The Taliban’s impending return to power is about to trigger a human rights catastrophe, one that will surely set in motion another wave of flight and emigration from Afghanistan. A coalition of human rights organizations including Amnesty International and Caritas has called on the Austrian government to aid and assist the rescue of imperiled and endangered people from Afghanistan, believing Austria has the capacity to take in at least a few hundred asylum seekers. These organizations were joined in their call by the country’s president, Alexander Van der Bellen, and the Greens’ spokesperson on foreign policy and human rights issues, Ewa Ernst-Dziedzic.
Kurz, however, is unlikely to be moved. Afghan refugees, the chancellor has said, will be provided help in the countries bordering Afghanistan—not in Austria. His view is shared by interior minister Karl Nehammer, who recently called for the establishment of ‘deportation centers’ in central Asia to handle Afghan refugees. Austria, for its part, is currently home to a community of 42,000 people born in Afghanistan, two thirds of whom are men and around 20 percent of whom are currently unemployed. Relative to the overall population, Austria’s is the second-largest Afghan community in Europe.
On Sunday, the former leader of Vienna’s Greens, Birgit Hebein, announced via Facebook that she was leaving the party. Hebein—who was part of the team that negotiated the coalition agreement with the ÖVP—said that no longer has any feeling for green politics in their present form. In particular, she criticized the way the party has blithely gone along with the ÖVP on a right-wing immigration and asylum policy that has seen Austria fail to take in families from the Kara Tepe refugee camp on the Greek island of Lesbos and deport children in the dead of night to countries that, in some cases, they had never seen. The Greens, Hebein argued, have sacrified one of its core issues: human rights.

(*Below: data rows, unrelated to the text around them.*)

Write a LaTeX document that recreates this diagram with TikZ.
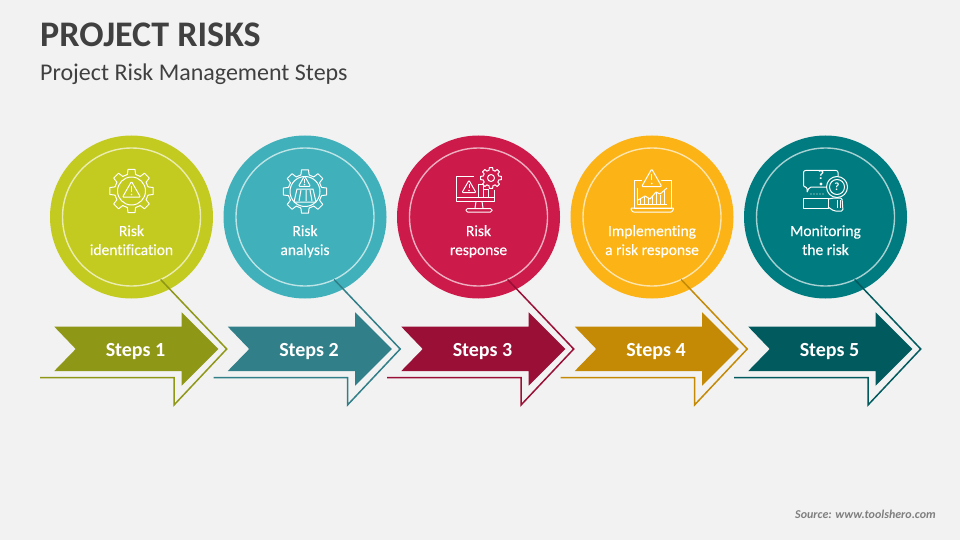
\documentclass[tikz,border=0pt]{standalone}
\usepackage{fontspec}
\setmainfont[Ligatures=CommonOff]{Carlito}
\newfontfamily\riskfont[Ligatures=CommonOff,FakeBold=0.3]{Carlito}
\usetikzlibrary{calc}
\definecolor{pagebg}{HTML}{F2F2F2}
\definecolor{titlegray}{HTML}{404040}
\definecolor{srcgray}{HTML}{7F7F7F}
\definecolor{fillA}{HTML}{C3CA20}
\definecolor{fillB}{HTML}{40B0BA}
\definecolor{fillC}{HTML}{CC1A4A}
\definecolor{fillD}{HTML}{FBB316}
\definecolor{fillE}{HTML}{007B7F}
\definecolor{darkA}{HTML}{8F9716}
\definecolor{darkB}{HTML}{317F88}
\definecolor{darkC}{HTML}{990F35}
\definecolor{darkD}{HTML}{C48A05}
\definecolor{darkE}{HTML}{005A5E}
\tikzset{
  bigcirc/.style={circle,minimum size=163pt,inner sep=0pt,outer sep=0pt},
  ringcirc/.style={circle,minimum size=138pt,inner sep=0pt,outer sep=0pt,draw=white,draw opacity=0.65,line width=1.4pt},
  risklabel/.style={text=white,align=center,anchor=base,inner sep=0pt,font=\riskfont\fontsize{15.5}{19}\selectfont},
  steplabel/.style={text=white,anchor=base,inner sep=0pt,font=\fontsize{20}{24}\selectfont\bfseries},
  iconline/.style={draw=white,line width=1pt,line join=round},
  leader/.style={line width=1.5pt,line join=miter}
}
% gear: centre x, y, outer radius, body radius
\newcommand{\gearicon}[4]{
  \draw[iconline,shift={(#1,#2)}] (-14:#4)
    \foreach \k in {0,...,7}{ -- ({45*\k-14}:#4) -- ({45*\k-9}:#3) -- ({45*\k+9}:#3) -- ({45*\k+14}:#4)} -- cycle;
}
% warning triangle: centre x, y, half width
\newcommand{\warnicon}[3]{
  \begin{scope}[shift={(#1,#2)}]
    \draw[iconline,rounded corners=1pt] (0,{-0.95*#3}) -- (#3,{0.8*#3}) -- (-#3,{0.8*#3}) -- cycle;
    \draw[iconline] (0,{-0.4*#3}) -- (0,{0.2*#3});
    \fill[white] (0,{0.5*#3}) circle (0.9);
  \end{scope}
}
\begin{document}
\begin{tikzpicture}[x=1pt,y=-1pt]
  \fill[pagebg] (0,0) rectangle (960,540);
  \useasboundingbox (0,0) rectangle (960,540);
  \node[anchor=west,inner sep=0pt,text=titlegray,font=\fontsize{36}{40}\selectfont\bfseries] (title) at (40,34.5) {PROJECT RISKS};
  \node[anchor=west,inner sep=0pt,text=titlegray,font=\fontsize{24}{28}\selectfont] (subtitle) at (40,74) {Project Risk Management Steps};
  \node[anchor=east,inner sep=0pt,text=srcgray,font=\fontsize{12}{14}\selectfont\bfseries\itshape] (source) at (936,514) {Source: www.toolshero.com};

  \foreach \i/\fillc/\darkc/\txt in {
    0/fillA/darkA/{Risk\\identification},
    1/fillB/darkB/{Risk\\analysis},
    2/fillC/darkC/{Risk\\response},
    3/fillD/darkD/{Implementing\\a risk response},
    4/fillE/darkE/{Monitoring\\the risk}}{
    \begin{scope}[shift={({\i*173.5},0)}]
      \node[bigcirc,fill=\fillc] (circ\i) at (131.5,217) {};
      \node[ringcirc] (ring\i) at (circ\i) {};
      \node[risklabel] (label\i) at (131.5,255) {\txt};
      % arrow body
      \fill[\darkc] (54.3,326.7) -- (181.7,326.7) -- (181.7,312.3) -- (218.3,349)
        -- (181.7,385.7) -- (181.7,371) -- (54.3,371) -- (75.7,349) -- cycle;
      \node[steplabel] (steps\i) at (135.5,356) {Steps \the\numexpr\i+1\relax};
      % outline from the ring round the arrow
      \coordinate (tip\i) at (226.7,349);
      \coordinate (foot\i) at (174,405);
      \coordinate (bend\i) at (174,377.5);
      \coordinate (tail\i) at (40,377.5);
      \draw[leader,\darkc] (ring\i.-65) -- (tip\i) -- (foot\i) -- (bend\i) -- (tail\i);
    \end{scope}
  }

  % icon 1
  \gearicon{131.5}{191}{22}{17}
  \draw[iconline] (131.5,191) circle (14);
  \warnicon{131.5}{190}{9}

  % icon 2
  \gearicon{305}{191.5}{22}{17}
  \draw[iconline] (305,191.5) circle (15);
  \warnicon{304.5}{181.5}{6}
  \draw[iconline] (297,189) -- (313,189) -- (316,202) -- (294,202) -- cycle;
  \draw[iconline] (301,190) -- (299,201) (306,190) -- (306,201) (310,190) -- (312,201);

  % icon 3
  \draw[iconline] (474,176.7) -- (456.5,176.7) -- (456.5,201.5) -- (494,201.5) -- (494,190);
  \draw[iconline] (456.5,197) -- (494,197);
  \draw[iconline] (476,201.5) -- (475,208) (482,201.5) -- (483,208);
  \draw[iconline,rounded corners=1.5pt] (466,208.5) rectangle (492,212);
  \warnicon{469}{187}{7}
  \draw[iconline] (478,197) -- (478,184) -- (483,184) -- (483,197) (483,189) -- (488,189) -- (488,197);
  \gearicon{491}{178}{10.5}{8}
  \draw[iconline] (491,178) circle (3.5);

  % icon 4
  \draw[iconline] (642,181) -- (634,181) -- (634,208) -- (671,208) -- (671,181) -- (661,181);
  \draw[iconline,rounded corners=1pt] (630.5,208) -- (674,208) -- (672,212) -- (632.5,212) -- cycle;
  \warnicon{651.7}{178.5}{10}
  \draw[iconline] (637,188) -- (637,204) -- (667,204);
  \draw[iconline] (638,200) -- (645,196) -- (650,199) -- (656,192) -- (660,194) -- (667,188);
  \draw[iconline,line width=0.7pt] (640,198) -- (640,204) (644,197) -- (644,204) (648,198) -- (648,204)
    (652,196) -- (652,204) (656,193) -- (656,204) (660,195) -- (660,204) (664,191) -- (664,204);

  % icon 5
  \draw[iconline,rounded corners=2pt] (827,187) -- (809,187) -- (807,193) -- (807,187) -- (803.5,187)
    -- (803.5,170.5) -- (838,170.5) -- (838,176);
  \node[inner sep=0pt,text=white,font=\fontsize{13}{15}\selectfont\bfseries] (askA) at (821,175.5) {?};
  \fill[white] (821,184) circle (1.6);
  \foreach \dx in {0,3,6,9,12}{
    \fill[white] ({811+\dx},194) circle (0.7);
  }
  \draw[iconline] (837,187) circle (10.5);
  \draw[iconline] (837,187) circle (7.5);
  \node[inner sep=0pt,text=white,font=\fontsize{11}{13}\selectfont\bfseries] (askB) at (837,187) {?};
  \draw[iconline] (803.5,198) rectangle (828,208);
  \draw[iconline,rounded corners=1.5pt] (828,199) -- (834,198) -- (842,198) -- (843,211) -- (834,211) -- (828,207);
  \draw[iconline] (837,200) -- (837,208) (840,200) -- (840,208);
\end{tikzpicture}
\end{document}
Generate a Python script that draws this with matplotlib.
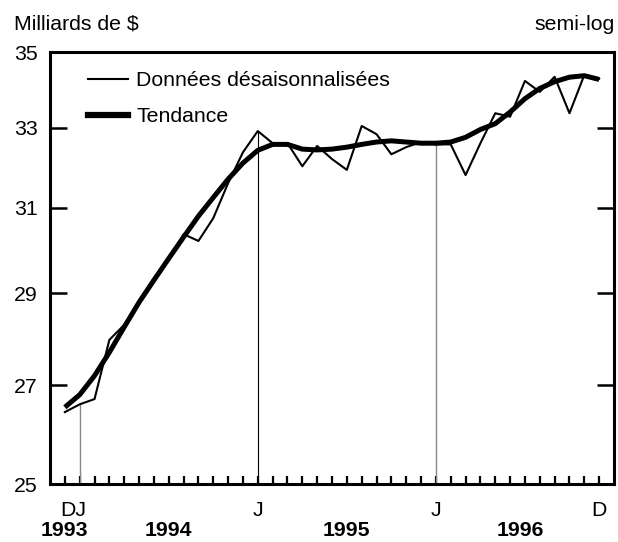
import numpy as np
import matplotlib.pyplot as plt
import matplotlib.transforms as mtransforms
from matplotlib.lines import Line2D

plt.rcParams['font.family'] = ['Liberation Sans', 'DejaVu Sans']
FS = 15.3

# Monthly values, Dec 1993 .. Dec 1996 (billions of $)
months = np.arange(37)
data_sa = [26.44, 26.6, 26.71, 27.97, 28.3, 28.8, 29.35, 29.76, 30.37, 30.21,
           30.75, 31.6, 32.37, 32.91, 32.6, 32.6, 32.02, 32.53, 32.2, 31.93,
           33.04, 32.83, 32.32, 32.5, 32.63, 32.57, 32.57, 31.8, 32.6, 33.37,
           33.28, 34.22, 33.93, 34.33, 33.37, 34.38, 34.28]
trend = [26.54, 26.8, 27.2, 27.7, 28.25, 28.8, 29.3, 29.8, 30.3, 30.8,
         31.25, 31.7, 32.1, 32.42, 32.57, 32.57, 32.45, 32.43, 32.45, 32.5,
         32.57, 32.63, 32.66, 32.63, 32.6, 32.6, 32.63, 32.75, 32.95, 33.1,
         33.4, 33.75, 34.02, 34.2, 34.32, 34.36, 34.26]

month_labels = ['DJ', 'J', 'J', 'D']
month_label_pos = [0.6, 13, 25, 36]
year_labels = ['1993', '1994', '1995', '1996']
year_label_pos = [0, 7, 19, 30.7]
yticks = [25, 27, 29, 31, 33, 35]

fig = plt.figure(figsize=(6.18, 5.42), dpi=100)
ax = fig.add_axes([50 / 618, 1 - 484 / 542, 564 / 618, 432 / 542])

# drop lines at each January
ax.vlines(1, 25, data_sa[1], color='#888888', lw=1)
ax.vlines(13, 25, data_sa[13], color='black', lw=0.8)
ax.vlines(25, 25, data_sa[25], color='#888888', lw=1)

ax.plot(months, trend, color='black', lw=3.6, solid_capstyle='butt', zorder=3)
ax.plot(months, data_sa, color='black', lw=1.5, zorder=4)

ax.set_yscale('log')
ax.set_ylim(25, 35)
ax.set_xlim(-1, 37)
ax.set_yticks(yticks)
ax.set_yticklabels([str(v) for v in yticks])
ax.yaxis.set_minor_locator(plt.NullLocator())
ax.yaxis.set_minor_formatter(plt.NullFormatter())
ax.tick_params(axis='y', direction='in', length=12, width=1.8, right=True,
               labelsize=FS, pad=9)
ax.set_xticks(months)
ax.set_xticklabels([])
ax.tick_params(axis='x', direction='in', length=6, width=1.6)
for s in ax.spines.values():
    s.set_linewidth(2.2)

trans = mtransforms.blended_transform_factory(ax.transData, ax.transAxes)
for lab, pos in zip(month_labels, month_label_pos):
    ax.text(pos, -26 / 432, lab, transform=trans, ha='center', va='center', fontsize=FS)
for lab, pos in zip(year_labels, year_label_pos):
    ax.text(pos, -46 / 432, lab, transform=trans, ha='center', va='center',
            fontsize=FS, fontweight='bold')

handles = [Line2D([], [], color='black', lw=1.5),
           Line2D([], [], color='black', lw=4.5)]
ax.legend(handles, ['Données désaisonnalisées', 'Tendance'], loc='upper left',
          bbox_to_anchor=(38 / 564, 1 - 19 / 432), frameon=False, fontsize=FS,
          borderpad=0, borderaxespad=0, handlelength=1.88, handletextpad=0.38,
          labelspacing=0.8)

fig.text(14 / 618, 1 - 24 / 542, 'Milliards de $', ha='left', va='center', fontsize=FS)
fig.text(615 / 618, 1 - 24 / 542, 'semi-log', ha='right', va='center', fontsize=FS)

fig.savefig('out.png', dpi=100)
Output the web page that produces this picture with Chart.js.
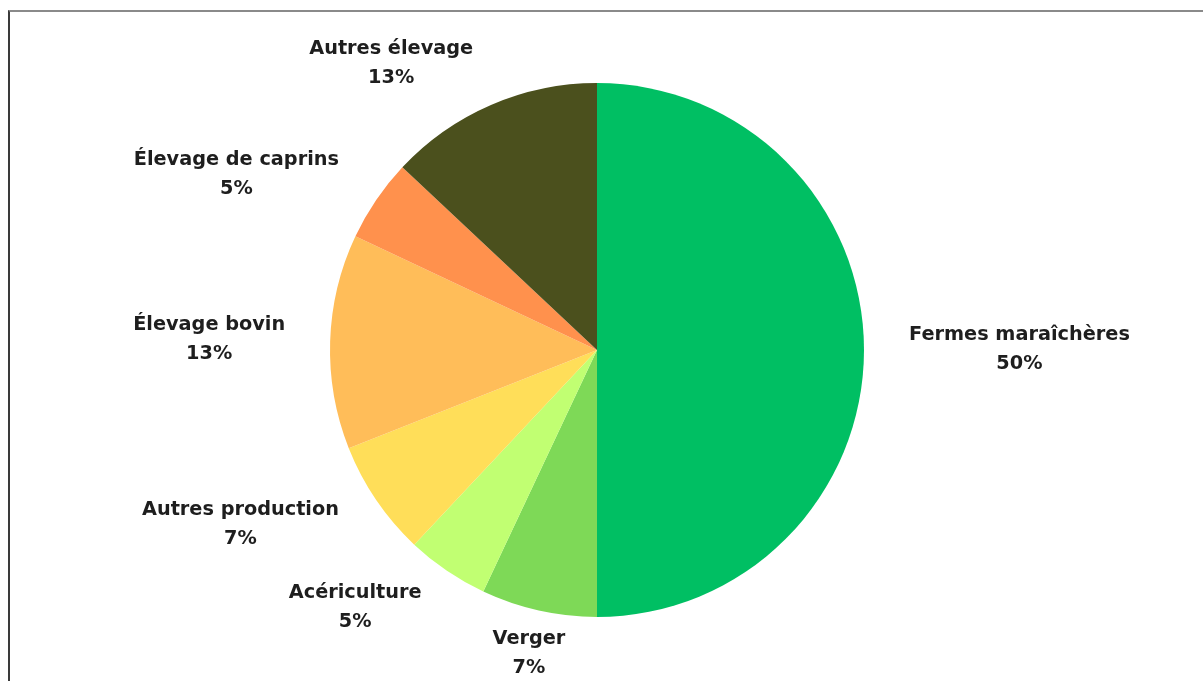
<!DOCTYPE html>
<html>
<head>
<meta charset="utf-8">
<script src="https://cdn.jsdelivr.net/npm/chart.js@4.4.1/dist/chart.umd.min.js"></script>
<style>
  html, body { margin: 0; padding: 0; background: #fff; }
  body { width: 1203px; height: 681px; overflow: hidden; position: relative; }
  #frame { position: absolute; left: 8px; top: 10px; width: 1300px; height: 800px;
           border-left: 2px solid #3a3a3a; border-top: 2px solid #8a8a8a; box-sizing: border-box; }
  #wrap { position: absolute; left: 0; top: 0; width: 1203px; height: 681px; }
</style>
</head>
<body>
<div id="frame"></div>
<div id="wrap"><canvas id="c" width="1203" height="681"></canvas></div>
<script>
const categories = ["Fermes maraîchères", "Verger", "Acériculture", "Autres production", "Élevage bovin", "Élevage de caprins", "Autres élevage"];
const shares = [50, 7, 5, 7, 13, 5, 13];
const percentLabels = ["50%", "7%", "5%", "7%", "13%", "5%", "13%"];
const sliceColors = ["#00BF63", "#7ED957", "#C1FF72", "#FFDE59", "#FFBD59", "#FF914D", "#4B501D"];

const LABEL_FONT = "bold 19.3px 'DejaVu Sans'";
const LINE_GAP = 29;
const CAP_HALF = 4.5;
const GAP = 45;

const outsideLabels = {
  id: 'outsideLabels',
  afterDatasetsDraw(chart) {
    const ctx = chart.ctx;
    const meta = chart.getDatasetMeta(0);
    ctx.save();
    ctx.font = LABEL_FONT;
    ctx.fillStyle = '#1e1e1e';
    ctx.textAlign = 'center';
    ctx.textBaseline = 'alphabetic';
    meta.data.forEach((arc, i) => {
      const p = arc.getProps(['x', 'y', 'startAngle', 'endAngle', 'outerRadius'], true);
      const mid = (p.startAngle + p.endAngle) / 2;
      const ux = Math.cos(mid), uy = Math.sin(mid);
      const lines = [categories[i], percentLabels[i]];
      const hw = Math.max(...lines.map(t => ctx.measureText(t).width)) / 2;
      const R = p.outerRadius + GAP;
      const ax = p.x + R * ux, ay = p.y + R * uy;
      let cx = ax;
      if (Math.abs(ux) > 0.3) cx = ax + Math.sign(ux) * hw;
      const cy = ay;
      ctx.fillText(lines[0], cx, cy - LINE_GAP / 2 + CAP_HALF);
      ctx.fillText(lines[1], cx, cy + LINE_GAP / 2 + CAP_HALF);
    });
    ctx.restore();
  }
};

new Chart(document.getElementById('c'), {
  type: 'pie',
  data: {
    labels: categories,
    datasets: [{
      data: shares,
      backgroundColor: sliceColors,
      borderWidth: 0,
      hoverOffset: 0
    }]
  },
  options: {
    responsive: false,
    animation: false,
    layout: { padding: { top: 83, bottom: 64, left: 100, right: 109 } },
    plugins: {
      legend: { display: false },
      tooltip: { enabled: false }
    },
    events: []
  },
  plugins: [outsideLabels]
});
</script>
</body>
</html>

On the one hand, it is certainly true that, in recent months, Hebein had become a marginal and marginalized figure within her now-former party. As deputy mayor, she led the Greens into last fall’s municipal elections in Vienna and emerged with a record result for the party. But having failed to negotiate a new coalition agreement with the Social Democratic Party (SPÖ), the party unceremoniously excluded her from all possible leadership positions on Vienna’s city council. On December 30, she announced her intention to step aside as party leader. Seen this way, her drift away from the party is hardly surprising. She already had one foot out the door.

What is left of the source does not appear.